**Dataset extract:**
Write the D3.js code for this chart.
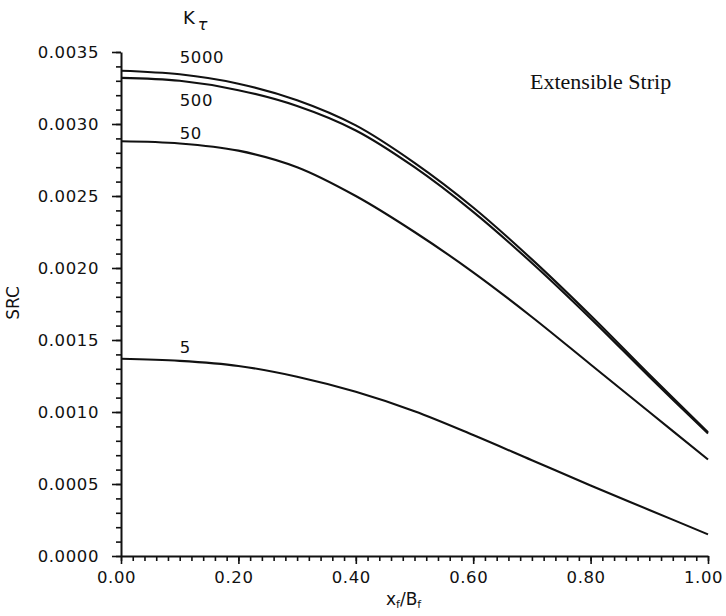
<!DOCTYPE html>
<html>
<head>
<meta charset="utf-8">
<script src="https://cdn.jsdelivr.net/npm/d3@7"></script>
<style>
  body { margin: 0; background: #fff; }
  text { font-family: "DejaVu Sans", sans-serif; fill: #111; }
</style>
</head>
<body>
<div id="chart"></div>
<script>
// data (SRC values in units of 1e-3)
var xs = [0.0, 0.1, 0.2, 0.3, 0.4, 0.5, 0.6, 0.7, 0.8, 0.9, 1.0];
var k5000 = [3.37, 3.345, 3.28, 3.165, 2.99, 2.73, 2.42, 2.06, 1.67, 1.26, 0.86];
var k500  = [3.32, 3.30, 3.235, 3.125, 2.955, 2.70, 2.39, 2.035, 1.65, 1.245, 0.85];
var k50   = [2.88, 2.865, 2.815, 2.70, 2.50, 2.25, 1.97, 1.66, 1.33, 1.00, 0.67];
var k5    = [1.37, 1.355, 1.32, 1.245, 1.14, 1.005, 0.84, 0.665, 0.49, 0.32, 0.15];
var seriesNames = ["5000", "500", "50", "5"];
var yTicks = [0, 0.0005, 0.0010, 0.0015, 0.0020, 0.0025, 0.0030, 0.0035];
var xTicks = [0, 0.2, 0.4, 0.6, 0.8, 1.0];

// size
var width = 726;
var height = 616;
var x0 = 121, x1 = 708;
var y0 = 556, y1 = 52;

var svg = d3.select("#chart")
            .append("svg")
            .attr("width", width)
            .attr("height", height);

var xScale = d3.scaleLinear().domain([0, 1]).range([x0, x1]);
var yScale = d3.scaleLinear().domain([0, 0.0035]).range([y0, y1]);

// minor ticks
var yMinor = d3.range(0, 36).map(function(i) { return i * 0.0001; });
var xMinor = d3.range(0, 51).map(function(i) { return i * 0.02; });

svg.append("g")
   .attr("transform", "translate(" + x0 + ",0)")
   .call(d3.axisLeft(yScale).tickValues(yMinor).tickSize(5).tickFormat(""))
   .call(function(g) { g.select(".domain").remove(); });
svg.append("g")
   .attr("transform", "translate(0," + y0 + ")")
   .call(d3.axisBottom(xScale).tickValues(xMinor).tickSize(5).tickFormat(""))
   .call(function(g) { g.select(".domain").remove(); });

// major ticks + labels
var yAxis = svg.append("g")
   .attr("transform", "translate(" + x0 + ",0)")
   .call(d3.axisLeft(yScale).tickValues(yTicks).tickSize(9).tickPadding(13)
           .tickFormat(d3.format(".4f")).tickSizeOuter(0));
var xAxis = svg.append("g")
   .attr("transform", "translate(0," + y0 + ")")
   .call(d3.axisBottom(xScale).tickValues(xTicks).tickSize(8).tickPadding(5)
           .tickFormat(d3.format(".2f")).tickSizeOuter(0));

svg.selectAll(".tick line").attr("stroke", "#111").attr("stroke-width", 1.6);
svg.selectAll(".domain").attr("stroke", "#111").attr("stroke-width", 2);
svg.selectAll(".tick text")
   .attr("font-family", "DejaVu Sans")
   .attr("font-size", 16.5)
   .attr("letter-spacing", 0.6)
   .attr("fill", "#111");
yAxis.selectAll(".tick text").attr("dy", "0.35em");
xAxis.selectAll(".tick text").attr("dy", "0.85em").attr("dx", -5);

// curves
var line = d3.line()
             .x(function(d) { return xScale(d[0]); })
             .y(function(d) { return yScale(d[1] / 1000); })
             .curve(d3.curveCatmullRom.alpha(0.5));
var allSeries = [k5000, k500, k50, k5];
allSeries.forEach(function(s) {
  svg.append("path")
     .datum(xs.map(function(x, i) { return [x, s[i]]; }))
     .attr("fill", "none")
     .attr("stroke", "#111")
     .attr("stroke-width", 2.1)
     .attr("d", line);
});

// curve labels (x in data units, y offset from curve start in px)
var labelOffsets = [-8, 28, -2, -6];
allSeries.forEach(function(s, i) {
  svg.append("text")
     .attr("x", xScale(0.1))
     .attr("y", yScale(s[0] / 1000) + labelOffsets[i])
     .attr("font-size", 16.5)
     .attr("letter-spacing", 0.6)
     .text(seriesNames[i]);
});

// K_tau header
var kt = svg.append("text")
            .attr("x", 183)
            .attr("y", 24)
            .attr("font-size", 18);
kt.append("tspan").text("K");
kt.append("tspan").attr("dx", 3).attr("dy", 6).attr("font-size", 16)
  .attr("font-style", "italic").text("τ");

// panel note
svg.append("text")
   .attr("x", 530)
   .attr("y", 89)
   .style("font-family", "'Liberation Serif', serif")
   .attr("font-size", 22)
   .text("Extensible Strip");

// axis titles
svg.append("text")
   .attr("transform", "translate(19,303) rotate(-90)")
   .attr("text-anchor", "middle")
   .attr("font-size", 17)
   .text("SRC");

var xt = svg.append("text")
            .attr("x", 386)
            .attr("y", 605)
            .attr("font-size", 17);
xt.append("tspan").text("x");
xt.append("tspan").attr("dy", 3).attr("font-size", 11).text("f");
xt.append("tspan").attr("dy", -3).text("/B");
xt.append("tspan").attr("dy", 3).attr("font-size", 11).text("f");
</script>
</body>
</html>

**Exercise goal:**
Return exactly what appears from the opening line of the material through the line with "d3.scaleLinear().domain([0, 0.0035]).range([y0, y1]);", apart from the pictures.

**Task result:**
Write the D3.js code for this chart.
<!DOCTYPE html>
<html>
<head>
<meta charset="utf-8">
<script src="https://cdn.jsdelivr.net/npm/d3@7"></script>
<style>
  body { margin: 0; background: #fff; }
  text { font-family: "DejaVu Sans", sans-serif; fill: #111; }
</style>
</head>
<body>
<div id="chart"></div>
<script>
// data (SRC values in units of 1e-3)
var xs = [0.0, 0.1, 0.2, 0.3, 0.4, 0.5, 0.6, 0.7, 0.8, 0.9, 1.0];
var k5000 = [3.37, 3.345, 3.28, 3.165, 2.99, 2.73, 2.42, 2.06, 1.67, 1.26, 0.86];
var k500  = [3.32, 3.30, 3.235, 3.125, 2.955, 2.70, 2.39, 2.035, 1.65, 1.245, 0.85];
var k50   = [2.88, 2.865, 2.815, 2.70, 2.50, 2.25, 1.97, 1.66, 1.33, 1.00, 0.67];
var k5    = [1.37, 1.355, 1.32, 1.245, 1.14, 1.005, 0.84, 0.665, 0.49, 0.32, 0.15];
var seriesNames = ["5000", "500", "50", "5"];
var yTicks = [0, 0.0005, 0.0010, 0.0015, 0.0020, 0.0025, 0.0030, 0.0035];
var xTicks = [0, 0.2, 0.4, 0.6, 0.8, 1.0];

// size
var width = 726;
var height = 616;
var x0 = 121, x1 = 708;
var y0 = 556, y1 = 52;

var svg = d3.select("#chart")
            .append("svg")
            .attr("width", width)
            .attr("height", height);

var xScale = d3.scaleLinear().domain([0, 1]).range([x0, x1]);
var yScale = d3.scaleLinear().domain([0, 0.0035]).range([y0, y1]);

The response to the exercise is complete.